** START Given material **

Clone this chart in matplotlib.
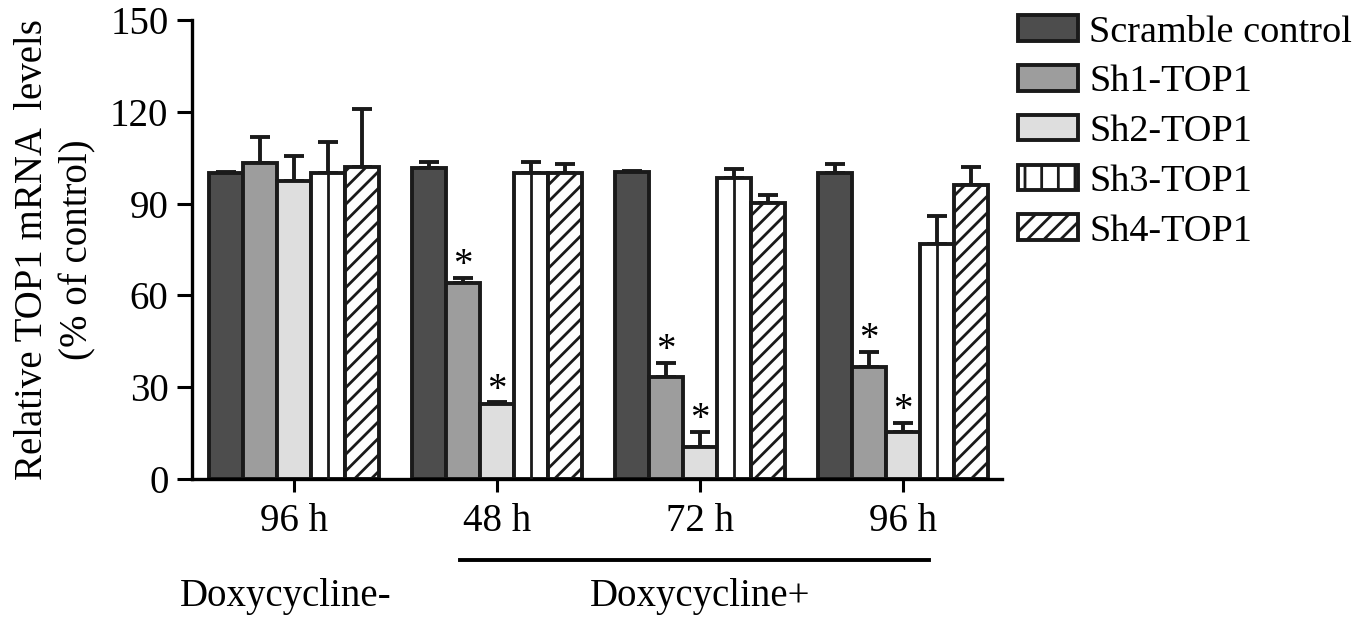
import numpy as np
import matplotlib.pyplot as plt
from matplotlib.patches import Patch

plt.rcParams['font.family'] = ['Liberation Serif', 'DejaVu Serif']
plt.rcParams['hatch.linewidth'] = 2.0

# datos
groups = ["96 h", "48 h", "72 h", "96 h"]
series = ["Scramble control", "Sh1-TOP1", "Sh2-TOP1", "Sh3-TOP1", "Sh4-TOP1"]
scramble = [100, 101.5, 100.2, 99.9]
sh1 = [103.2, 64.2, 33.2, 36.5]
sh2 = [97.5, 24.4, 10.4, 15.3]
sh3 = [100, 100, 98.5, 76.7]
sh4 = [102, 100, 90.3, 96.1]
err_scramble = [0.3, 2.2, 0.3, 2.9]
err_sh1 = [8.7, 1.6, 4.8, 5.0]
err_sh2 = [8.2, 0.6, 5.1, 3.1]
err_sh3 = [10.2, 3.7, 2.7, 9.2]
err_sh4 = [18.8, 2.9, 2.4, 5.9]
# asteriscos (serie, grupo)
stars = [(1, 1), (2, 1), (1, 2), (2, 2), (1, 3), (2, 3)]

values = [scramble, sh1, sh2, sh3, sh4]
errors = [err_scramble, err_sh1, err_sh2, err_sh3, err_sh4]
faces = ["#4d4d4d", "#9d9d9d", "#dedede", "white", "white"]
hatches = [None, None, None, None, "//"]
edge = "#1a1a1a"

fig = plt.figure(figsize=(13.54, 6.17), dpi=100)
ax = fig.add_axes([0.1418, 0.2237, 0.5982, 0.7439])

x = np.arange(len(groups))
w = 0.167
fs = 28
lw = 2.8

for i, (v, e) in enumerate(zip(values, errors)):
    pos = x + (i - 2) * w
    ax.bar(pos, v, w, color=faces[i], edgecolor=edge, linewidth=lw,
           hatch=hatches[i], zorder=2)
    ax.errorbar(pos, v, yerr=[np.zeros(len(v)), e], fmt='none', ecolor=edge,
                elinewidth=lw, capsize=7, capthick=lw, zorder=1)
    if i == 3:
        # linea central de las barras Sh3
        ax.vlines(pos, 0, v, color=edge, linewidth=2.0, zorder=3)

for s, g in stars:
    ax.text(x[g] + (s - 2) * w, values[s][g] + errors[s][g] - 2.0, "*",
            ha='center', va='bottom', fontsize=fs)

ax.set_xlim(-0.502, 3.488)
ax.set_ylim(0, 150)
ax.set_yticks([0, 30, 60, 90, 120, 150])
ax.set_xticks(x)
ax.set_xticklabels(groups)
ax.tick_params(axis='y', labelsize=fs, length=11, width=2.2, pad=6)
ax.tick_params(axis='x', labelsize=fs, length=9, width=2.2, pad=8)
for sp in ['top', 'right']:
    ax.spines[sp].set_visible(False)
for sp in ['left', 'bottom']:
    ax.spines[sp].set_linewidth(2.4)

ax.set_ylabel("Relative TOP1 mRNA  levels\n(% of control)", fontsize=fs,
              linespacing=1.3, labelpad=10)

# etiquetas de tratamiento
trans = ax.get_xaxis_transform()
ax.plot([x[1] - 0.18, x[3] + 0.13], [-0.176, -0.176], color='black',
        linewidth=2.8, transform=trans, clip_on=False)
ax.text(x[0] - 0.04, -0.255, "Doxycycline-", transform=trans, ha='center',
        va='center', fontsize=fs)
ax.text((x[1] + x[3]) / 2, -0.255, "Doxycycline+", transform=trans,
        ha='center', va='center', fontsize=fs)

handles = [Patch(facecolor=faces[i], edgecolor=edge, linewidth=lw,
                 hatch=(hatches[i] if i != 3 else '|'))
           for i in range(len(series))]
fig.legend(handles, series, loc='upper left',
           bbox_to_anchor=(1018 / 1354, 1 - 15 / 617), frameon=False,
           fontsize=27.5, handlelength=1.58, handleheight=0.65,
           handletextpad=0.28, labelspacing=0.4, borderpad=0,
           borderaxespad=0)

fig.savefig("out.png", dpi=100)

** END Given material **

▸ **Aim of the exercise**
Reproduce all of the data exactly; the pictures do not belong in the copy.

▸ **Full solution**
Clone this chart in matplotlib.
import numpy as np
import matplotlib.pyplot as plt
from matplotlib.patches import Patch

plt.rcParams['font.family'] = ['Liberation Serif', 'DejaVu Serif']
plt.rcParams['hatch.linewidth'] = 2.0

# datos
groups = ["96 h", "48 h", "72 h", "96 h"]
series = ["Scramble control", "Sh1-TOP1", "Sh2-TOP1", "Sh3-TOP1", "Sh4-TOP1"]
scramble = [100, 101.5, 100.2, 99.9]
sh1 = [103.2, 64.2, 33.2, 36.5]
sh2 = [97.5, 24.4, 10.4, 15.3]
sh3 = [100, 100, 98.5, 76.7]
sh4 = [102, 100, 90.3, 96.1]
err_scramble = [0.3, 2.2, 0.3, 2.9]
err_sh1 = [8.7, 1.6, 4.8, 5.0]
err_sh2 = [8.2, 0.6, 5.1, 3.1]
err_sh3 = [10.2, 3.7, 2.7, 9.2]
err_sh4 = [18.8, 2.9, 2.4, 5.9]
# asteriscos (serie, grupo)
stars = [(1, 1), (2, 1), (1, 2), (2, 2), (1, 3), (2, 3)]

values = [scramble, sh1, sh2, sh3, sh4]
errors = [err_scramble, err_sh1, err_sh2, err_sh3, err_sh4]
faces = ["#4d4d4d", "#9d9d9d", "#dedede", "white", "white"]
hatches = [None, None, None, None, "//"]
edge = "#1a1a1a"

fig = plt.figure(figsize=(13.54, 6.17), dpi=100)
ax = fig.add_axes([0.1418, 0.2237, 0.5982, 0.7439])

x = np.arange(len(groups))
w = 0.167
fs = 28
lw = 2.8

for i, (v, e) in enumerate(zip(values, errors)):
    pos = x + (i - 2) * w
    ax.bar(pos, v, w, color=faces[i], edgecolor=edge, linewidth=lw,
           hatch=hatches[i], zorder=2)
    ax.errorbar(pos, v, yerr=[np.zeros(len(v)), e], fmt='none', ecolor=edge,
                elinewidth=lw, capsize=7, capthick=lw, zorder=1)
    if i == 3:
        # linea central de las barras Sh3
        ax.vlines(pos, 0, v, color=edge, linewidth=2.0, zorder=3)

for s, g in stars:
    ax.text(x[g] + (s - 2) * w, values[s][g] + errors[s][g] - 2.0, "*",
            ha='center', va='bottom', fontsize=fs)

ax.set_xlim(-0.502, 3.488)
ax.set_ylim(0, 150)
ax.set_yticks([0, 30, 60, 90, 120, 150])
ax.set_xticks(x)
ax.set_xticklabels(groups)
ax.tick_params(axis='y', labelsize=fs, length=11, width=2.2, pad=6)
ax.tick_params(axis='x', labelsize=fs, length=9, width=2.2, pad=8)
for sp in ['top', 'right']:
    ax.spines[sp].set_visible(False)
for sp in ['left', 'bottom']:
    ax.spines[sp].set_linewidth(2.4)

ax.set_ylabel("Relative TOP1 mRNA  levels\n(% of control)", fontsize=fs,
              linespacing=1.3, labelpad=10)

# etiquetas de tratamiento
trans = ax.get_xaxis_transform()
ax.plot([x[1] - 0.18, x[3] + 0.13], [-0.176, -0.176], color='black',
        linewidth=2.8, transform=trans, clip_on=False)
ax.text(x[0] - 0.04, -0.255, "Doxycycline-", transform=trans, ha='center',
        va='center', fontsize=fs)
ax.text((x[1] + x[3]) / 2, -0.255, "Doxycycline+", transform=trans,
        ha='center', va='center', fontsize=fs)

handles = [Patch(facecolor=faces[i], edgecolor=edge, linewidth=lw,
                 hatch=(hatches[i] if i != 3 else '|'))
           for i in range(len(series))]
fig.legend(handles, series, loc='upper left',
           bbox_to_anchor=(1018 / 1354, 1 - 15 / 617), frameon=False,
           fontsize=27.5, handlelength=1.58, handleheight=0.65,
           handletextpad=0.28, labelspacing=0.4, borderpad=0,
           borderaxespad=0)

fig.savefig("out.png", dpi=100)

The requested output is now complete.